How to read csv in pyspark

Apache-sparkHow-ToBeginner · 3 min read

How to Read CSV Files in PySpark: Simple Guide

To read a CSV file in PySpark, use spark.read.csv(path, options). This loads the CSV into a DataFrame, where you can specify options like header=True to use the first row as column names and inferSchema=True to detect data types automatically.

📐

Syntax

The basic syntax to read a CSV file in PySpark is:

spark.read.csv(path, options): Reads the CSV file from the given path.
path: The location of the CSV file (local or distributed storage).
options: Optional parameters like header and inferSchema.

Common options include:

header=True: Treats the first row as column names.
inferSchema=True: Automatically detects data types.
sep=',': Defines the delimiter (default is comma).

python

df = spark.read.csv('path/to/file.csv', header=True, inferSchema=True)

💻

Example

This example shows how to read a CSV file with a header and inferred schema, then display the data.

python

from pyspark.sql import SparkSession

spark = SparkSession.builder.appName('ReadCSVExample').getOrCreate()

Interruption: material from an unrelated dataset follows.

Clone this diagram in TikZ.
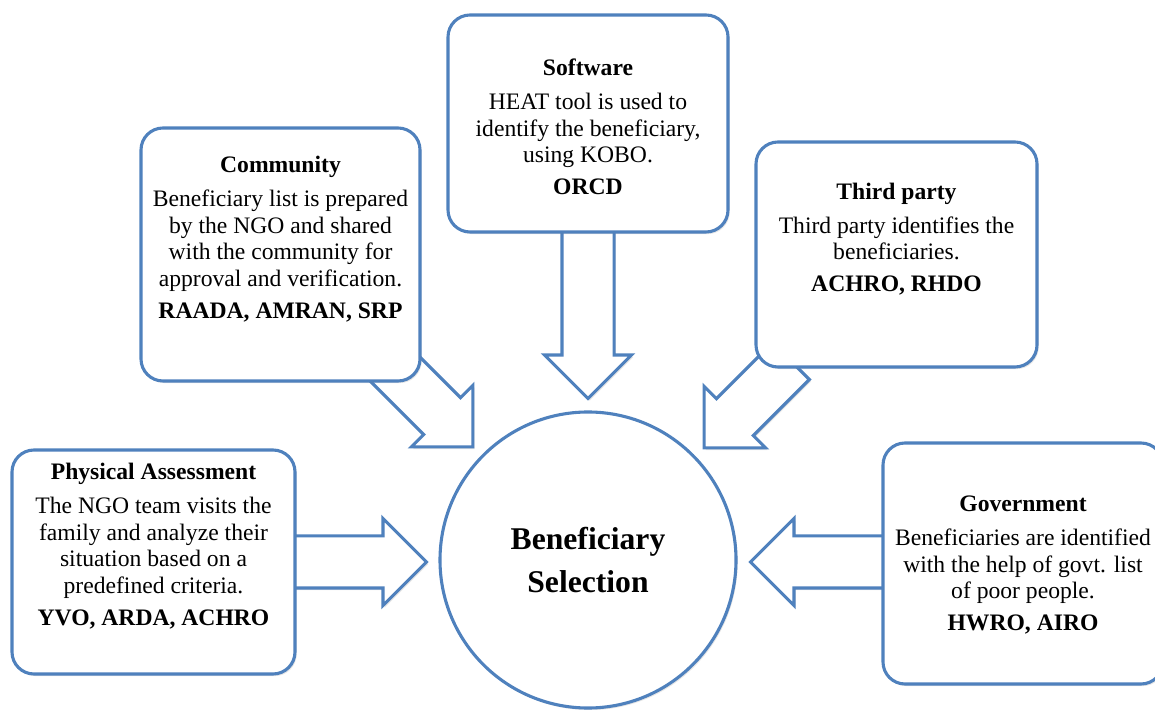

# Read CSV file with header and schema inference
file_path = 'example.csv'
df = spark.read.csv(file_path, header=True, inferSchema=True)

df.show()

spark.stop()

Output

+---+-------+-----+ | id| name|score| +---+-------+-----+ | 1| Alice| 85.0| | 2| Bob| 90.5| | 3|Charlie| 78.0| +---+-------+-----+

⚠️

Common Pitfalls

Some common mistakes when reading CSV files in PySpark include:

Not setting header=True when the CSV has column names, causing the first row to be treated as data.
Forgetting inferSchema=True, which results in all columns being read as strings.
Using the wrong file path or missing file errors.
Not specifying the correct delimiter if the CSV uses a separator other than a comma.

Example of a wrong and right way:

python

# Wrong way: header missing, schema not inferred
wrong_df = spark.read.csv('example.csv')
wrong_df.show()

# Right way: header and schema specified
right_df = spark.read.csv('example.csv', header=True, inferSchema=True)
right_df.show()

Output

+-------+ | _c0| +-------+ | id| | 1| | 2| | 3| +-------+ +---+-------+-----+ | id| name|score| +---+-------+-----+ | 1| Alice| 85.0| | 2| Bob| 90.5| | 3|Charlie| 78.0| +---+-------+-----+

📊

Quick Reference

Option	Description	Example
header	Use first row as column names	header=True
inferSchema	Detect data types automatically	inferSchema=True
sep	Set delimiter character	sep=';'
mode	Handle corrupt records (e.g., 'DROPMALFORMED')	mode='DROPMALFORMED'
encoding	Set file encoding	encoding='UTF-8'

✅

Key Takeaways

Use spark.read.csv with header=True and inferSchema=True to read CSV files properly.

Always check the file path and delimiter to avoid read errors.

Without inferSchema, all columns are read as strings by default.

Setting header=True ensures the first row is used as column names.

Use options like mode and encoding to handle special CSV cases.